We rounded another corner, and the mine came into view. Dark piles of coal waited to be loaded into train cars. A handful of guys walked out from their shifts, faces smeared in coal dust. I recognized their exhaustion, the way they winced as they climbed into their trucks. It was the same burden I saw Dad carry every day to provide the kind of life for me he never had, a life he tried to sculpt with every prayer and sticky-noted page. The life he still glimpses in those plastic Walmart frames.

The glory of a photograph is its power to preserve. They keep the things we’ve lost, remind us of what used to be, and what used to be doesn’t suffer the corrosion of still existing. Only the past can be perfect, and what’s perfect is never true.

There wasn’t much to see. The sun fell against the horizon and sparked an orange glow across the dry grass.
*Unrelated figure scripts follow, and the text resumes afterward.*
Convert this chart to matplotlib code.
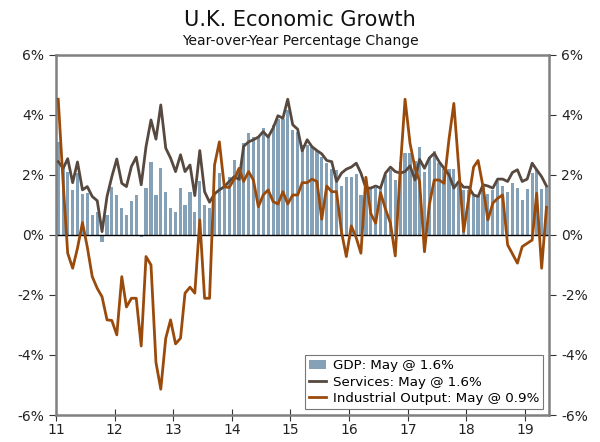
import matplotlib
matplotlib.use("Agg")
import matplotlib.pyplot as plt
import matplotlib.dates as mdates
import numpy as np
import pandas as pd

months = pd.date_range("2011-01-01", periods=101, freq="MS") + pd.Timedelta(days=14)

gdp = [3.1, 2.3, 2.1, 1.5, 2.05, 1.35, 1.4, 0.67, 0.75, -0.22,
       0.67, 1.6, 1.33, 0.9, 0.67, 1.13, 1.33, -0.08, 1.55, 2.44,
       1.33, 2.24, 1.44, 0.89, 0.78, 1.55, 1.0, 1.44, 0.78, 1.8,
       1.0, 0.89, 1.33, 2.06, 1.7, 1.94, 2.5, 2.2, 3.06, 3.39,
       3.26, 3.25, 3.56, 3.3, 3.65, 3.85, 3.85, 4.15, 3.5, 3.42,
       3.0, 3.0, 2.92, 2.8, 2.6, 2.4, 2.2, 2.16, 1.63, 1.94,
       1.94, 2.04, 1.33, 1.44, 1.55, 1.55, 1.6, 2.0, 2.16, 1.83,
       2.44, 2.74, 2.74, 2.45, 2.94, 2.11, 2.6, 2.81, 2.39, 2.19,
       2.19, 2.19, 1.8, 1.48, 1.5, 1.28, 1.3, 1.61, 1.37, 1.48,
       1.78, 1.63, 1.44, 1.74, 1.56, 1.17, 1.54, 2.06, 2.17, 1.52,
       1.59]

services = [2.44, 2.22, 2.54, 1.74, 2.43, 1.5, 1.61, 1.28, 1.14, 0.11,
            1.28, 1.94, 2.53, 1.72, 1.61, 2.28, 2.59, 1.67, 2.94, 3.83,
            3.19, 4.33, 2.89, 2.56, 2.11, 2.67, 2.11, 2.33, 1.31, 2.81,
            1.44, 1.09, 1.37, 1.5, 1.61, 1.78, 1.94, 1.85, 2.95, 3.1,
            3.17, 3.26, 3.44, 3.26, 3.56, 3.97, 3.89, 4.52, 3.67, 3.52,
            2.8, 3.17, 2.94, 2.81, 2.7, 2.48, 2.44, 1.78, 2.06, 2.19,
            2.26, 2.39, 2.06, 1.56, 1.56, 1.63, 1.56, 2.06, 2.26, 2.11,
            2.06, 2.11, 2.3, 1.83, 2.52, 2.22, 2.56, 2.72, 2.44, 2.22,
            2.0, 1.56, 1.78, 1.59, 1.59, 1.33, 1.28, 1.67, 1.63, 1.56,
            1.86, 1.86, 1.78, 2.08, 2.17, 1.78, 1.86, 2.39, 2.17, 1.94,
            1.63]

industrial = [4.52, 1.7, -0.61, -1.11, -0.44, 0.41, -0.4, -1.39, -1.78, -2.06,
              -2.83, -2.85, -3.33, -1.39, -2.4, -2.11, -2.11, -3.7, -0.72, -1.0,
              -4.25, -5.14, -3.44, -2.83, -3.63, -3.44, -1.94, -1.74, -1.94, 0.5,
              -2.11, -2.11, 2.33, 3.1, 1.6, 1.58, 1.85, 2.22, 1.78, 2.11,
              1.83, 0.94, 1.33, 1.5, 1.11, 1.03, 1.44, 1.03, 1.33, 1.33,
              1.74, 1.74, 1.86, 1.78, 0.52, 1.63, 1.44, 1.44, 0.1, -0.72,
              0.3, -0.1, -0.61, 1.92, 0.72, 0.39, 1.41, 0.86, 0.39, -0.7,
              2.2, 4.52, 3.05, 2.22, 1.8, -0.56, 1.0, 1.83, 1.83, 1.72,
              3.2, 4.38, 2.2, 0.11, 1.2, 2.26, 2.48, 1.6, 0.5, 1.06,
              1.22, 1.33, -0.33, -0.63, -0.94, -0.39, -0.28, -0.17, 1.39, -1.11,
              0.92]

years = pd.date_range("2011-01-01", "2019-01-01", freq="YS")
year_labels = ["11", "12", "13", "14", "15", "16", "17", "18", "19"]
yticks = [-6, -4, -2, 0, 2, 4, 6]

fig = plt.figure(figsize=(6, 4.42), dpi=100)
ax = fig.add_axes([0.0933, 0.061, 0.822, 0.815])

b = ax.bar(months, gdp, width=20, color="#85A1B8", label="GDP: May @ 1.6%", zorder=2)
l1, = ax.plot(months, services, color="#57493F", lw=2.0, label="Services: May @ 1.6%", zorder=3)
l2, = ax.plot(months, industrial, color="#9A4B0C", lw=2.0, label="Industrial Output: May @ 0.9%", zorder=4)
ax.axhline(0, color="black", lw=1, zorder=2.5)

ax.set_xlim(pd.Timestamp("2011-01-01"), pd.Timestamp("2019-06-01"))
ax.set_ylim(-6, 6)
ax.set_xticks(years)
ax.set_xticklabels(year_labels)
ax.set_yticks(yticks)
ax.set_yticklabels([f"{v}%" for v in yticks])
ax.tick_params(axis="y", direction="out", length=5, labelsize=10, right=True, labelright=True,
               color="#333333", labelcolor="#222222")
ax.tick_params(axis="x", direction="inout", length=8, labelsize=10, color="#333333",
               labelcolor="#222222", pad=2)
for s in ax.spines.values():
    s.set_color("#808080")
    s.set_linewidth(1.8)

leg = ax.legend(handles=[b, l1, l2], loc="lower right", fontsize=9.6, frameon=True,
                fancybox=False, edgecolor="#555555", borderaxespad=0.45,
                handlelength=1.3, handletextpad=0.5, labelspacing=0.25, borderpad=0.3)
leg.get_frame().set_linewidth(0.8)

fig.text(0.5, 0.955, "U.K. Economic Growth", ha="center", va="center", fontsize=15, color="#111111")
fig.text(0.5, 0.908, "Year-over-Year Percentage Change", ha="center", va="center", fontsize=10, color="#111111")

fig.savefig("out.png", dpi=100)
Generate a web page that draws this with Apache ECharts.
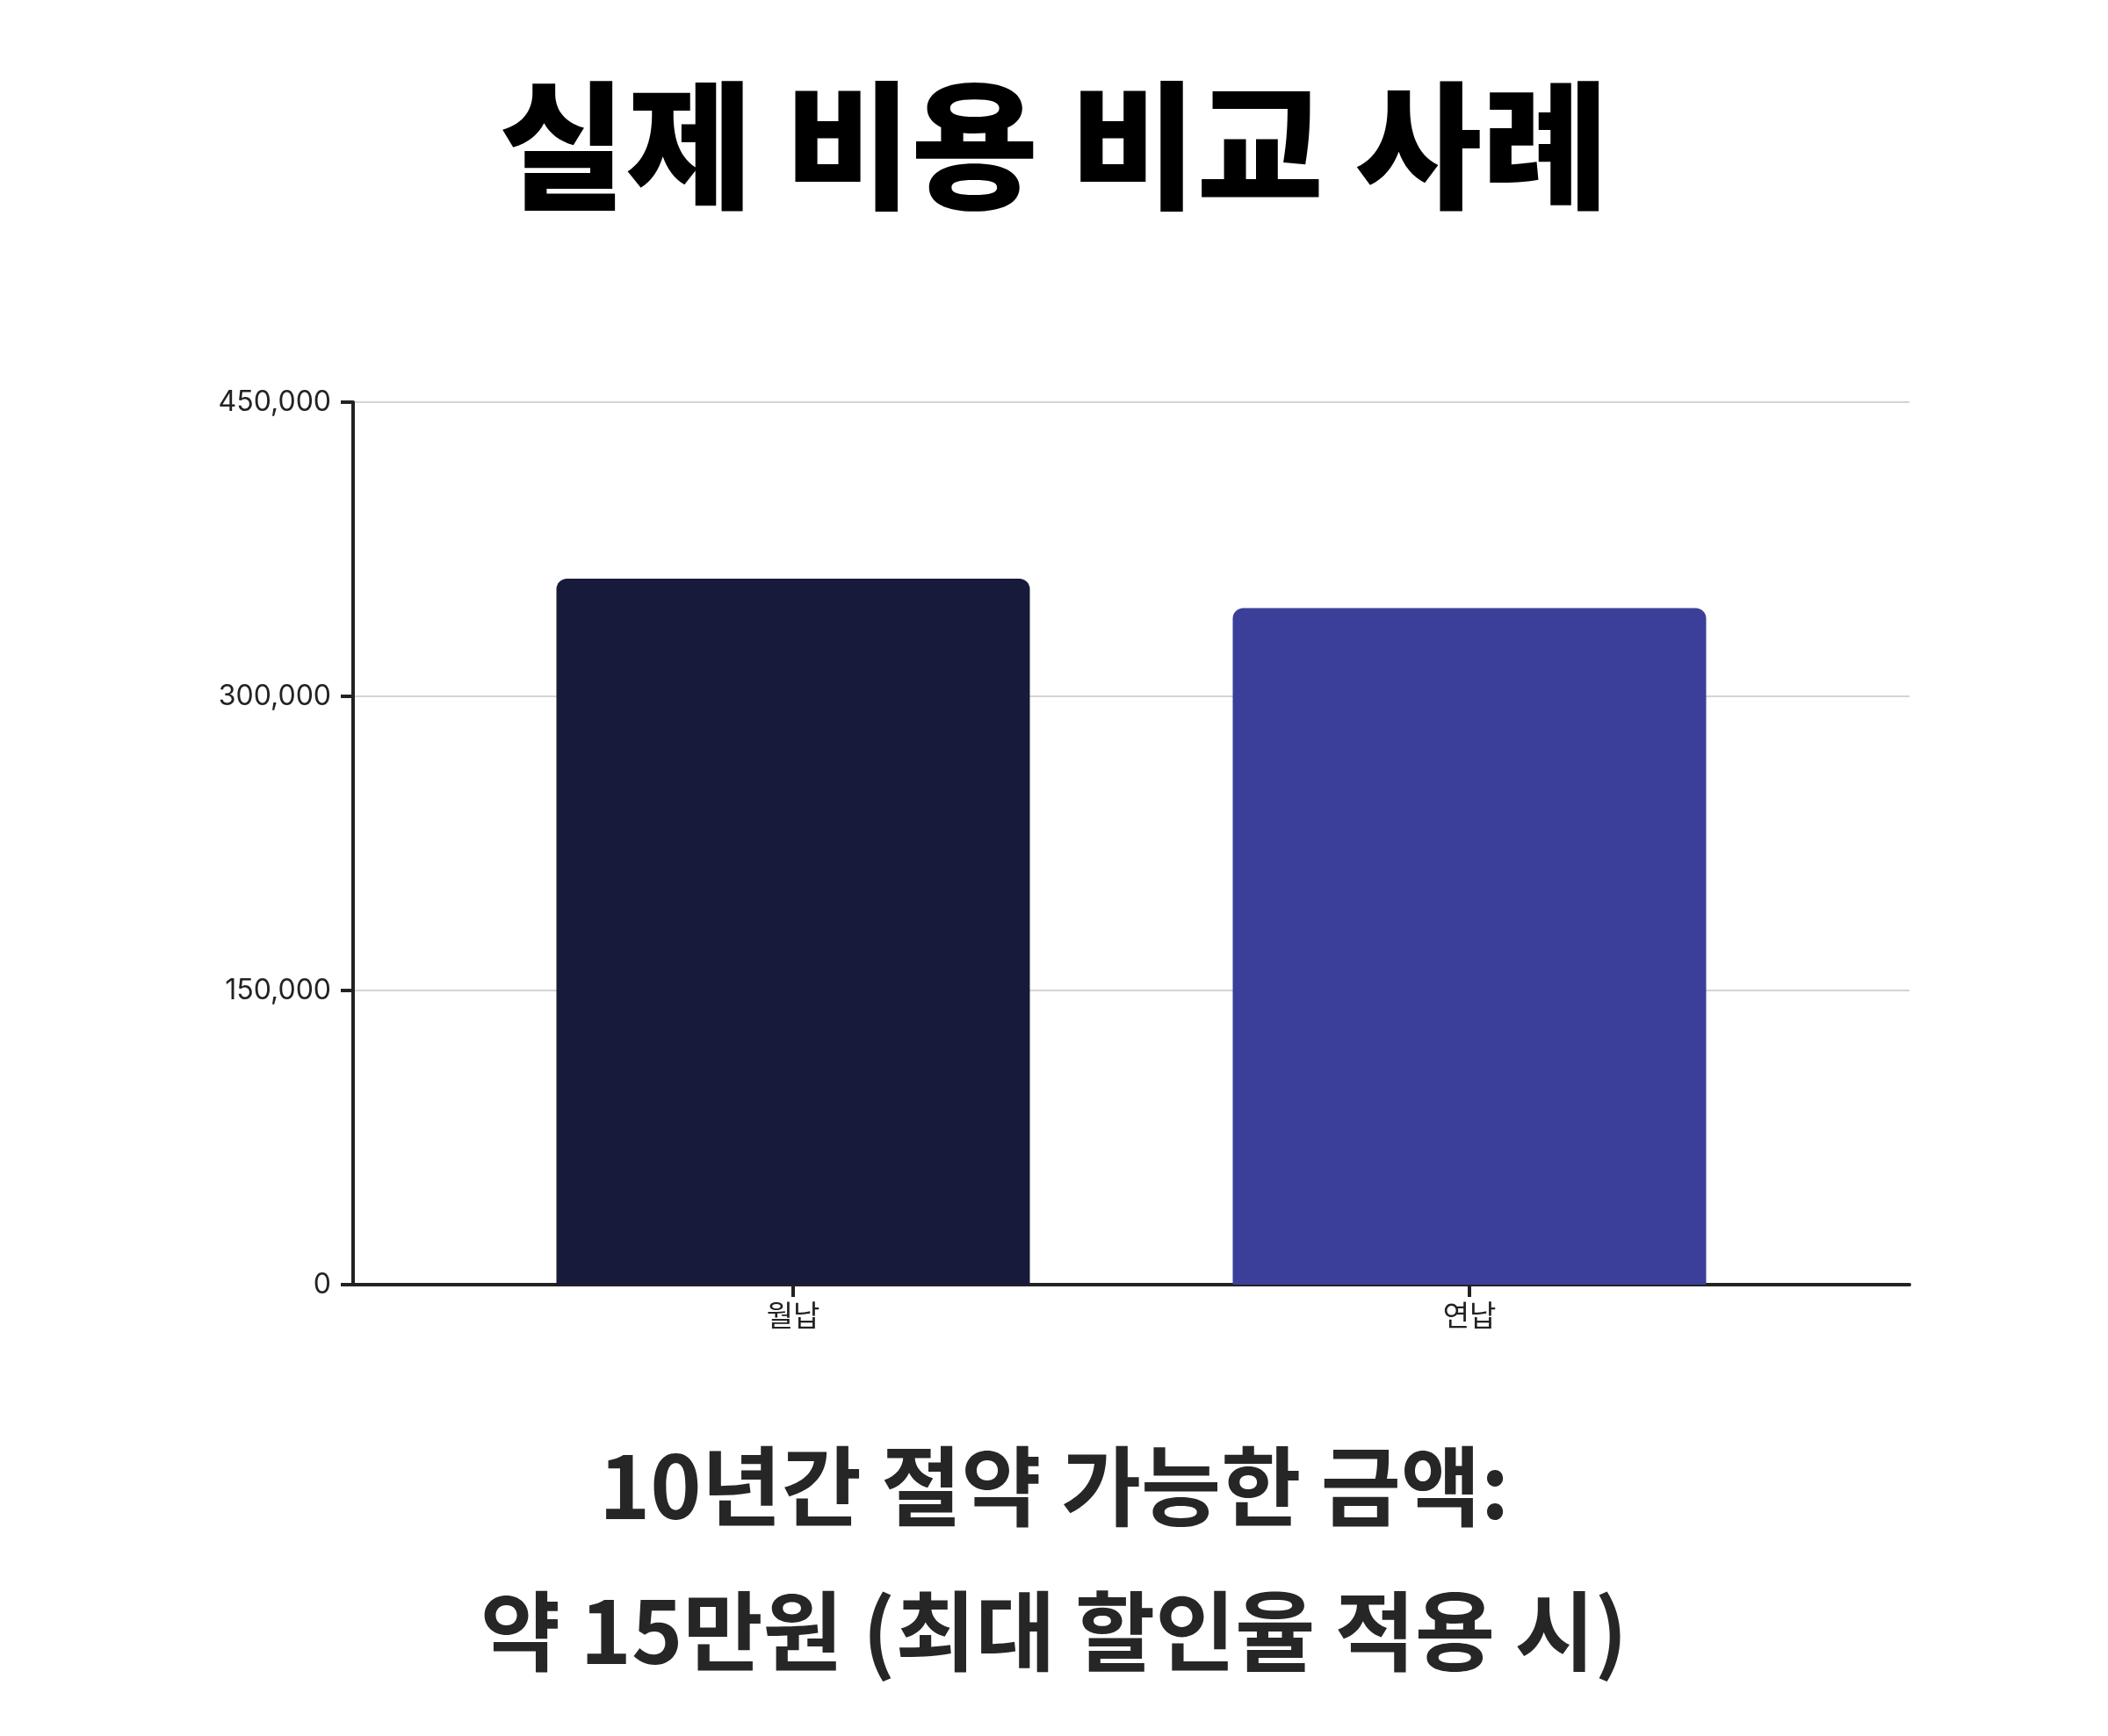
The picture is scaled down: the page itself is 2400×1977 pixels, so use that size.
<!DOCTYPE html>
<html>
<head>
<meta charset="utf-8">
<script src="https://cdn.jsdelivr.net/npm/echarts@6/dist/echarts.min.js"></script>
<style>
  html, body { margin: 0; padding: 0; background: #fff; }
  #main { width: 2400px; height: 1977px; }
</style>
</head>
<body>
<div id="main"></div>
<script>
var categories = ['월납', '연납'];
var costValues = [360000, 345000];
var barColors = ['#171a3a', '#3b3f9a'];
var yTicks = [0, 150000, 300000, 450000];
var titleText = '실제 비용 비교 사례';
var noteLines = ['10년간 절약 가능한 금액:', '약 15만원 (최대 할인율 적용 시)'];

var myChart = echarts.init(document.getElementById('main'));

var barData = [];
for (var i = 0; i < costValues.length; i++) {
    barData.push({
        value: costValues[i],
        itemStyle: { color: barColors[i] }
    });
}

var yMax = yTicks[yTicks.length - 1];
var yStep = yTicks[1] - yTicks[0];

// 아래 설명 문구 두 줄
var noteY = [1692, 1857];
var notes = [];
for (var j = 0; j < noteLines.length; j++) {
    notes.push({
        type: 'text',
        x: 1200,
        y: noteY[j],
        style: {
            text: noteLines[j],
            fontFamily: 'Noto Sans CJK KR',
            fontSize: 99,
            fontWeight: 700,
            fill: '#262626',
            align: 'center',
            verticalAlign: 'middle'
        }
    });
}

option = {
    backgroundColor: '#fff',
    animation: false,
    title: {
        text: titleText,
        left: 'center',
        top: 82,
        textStyle: {
            fontFamily: 'Noto Sans CJK KR',
            fontSize: 157,
            fontWeight: 900,
            color: '#000'
        }
    },
    graphic: notes,
    grid: [
        // frame: y axis, gridlines, baseline
        { left: 402, right: 226, top: 458, bottom: 514 },
        // bars, placed like a padded band scale
        { left: 518, right: 342, top: 458, bottom: 514 }
    ],
    xAxis: [
        {
            gridIndex: 0,
            type: 'category',
            data: categories,
            axisLine: { show: true, lineStyle: { color: '#222', width: 4 } },
            axisTick: { show: false },
            axisLabel: { show: false },
            splitLine: { show: false }
        },
        {
            gridIndex: 1,
            type: 'category',
            data: categories,
            axisLine: { show: false },
            axisTick: {
                show: true,
                alignWithLabel: true,
                length: 14,
                lineStyle: { color: '#222', width: 4 }
            },
            axisLabel: {
                margin: 18,
                fontFamily: 'Noto Sans CJK KR',
                fontSize: 33,
                color: '#222'
            }
        }
    ],
    yAxis: [
        {
            gridIndex: 0,
            type: 'value',
            min: 0,
            max: yMax,
            interval: yStep,
            axisLine: { show: true, lineStyle: { color: '#222', width: 4 } },
            axisTick: { show: true, length: 14, lineStyle: { color: '#222', width: 4 } },
            axisLabel: {
                margin: 25,
                fontFamily: 'Inter',
                fontSize: 32,
                color: '#222',
                formatter: function (v) { return v.toLocaleString('en-US'); }
            },
            splitLine: { show: true, lineStyle: { color: '#d4d4d4', width: 2 } }
        },
        {
            gridIndex: 1,
            type: 'value',
            min: 0,
            max: yMax,
            interval: yStep,
            show: false
        }
    ],
    series: [
        {
            type: 'bar',
            xAxisIndex: 1,
            yAxisIndex: 1,
            barCategoryGap: '30%',
            itemStyle: { borderRadius: [12, 12, 0, 0] },
            data: barData
        }
    ]
};
myChart.setOption(option);
</script>
</body>
</html>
We drove a minute or so beyond the mine before turning for home, watching the light drain from the valley like a bathtub and listening to the songs we used to sing together.

Back at home, I stared at the photo Dad mentioned, taken in a time before the fire, before coming out, before a lot of things. I don’t know what I was thinking at the time. It would take three more years to say out loud the truth I felt that summer at the pool. There’s only so long you can run from a fire before you wonder how it would feel just to let it take you.

But in that photo, I am the son that Dad always dreamed of—the son I will never be.

I grew up in a small coal mining town in the high desert of Colorado, a town that has since faced the demise of its industry, as well as the most severe drought in at least 1,200 years. This essay grapples with these portents of destruction through my relationship with my father, a third-generation coal miner. It’s about the struggle to understand one another in the wake of tremendous change and the stories we tell ourselves to make sense of our grief.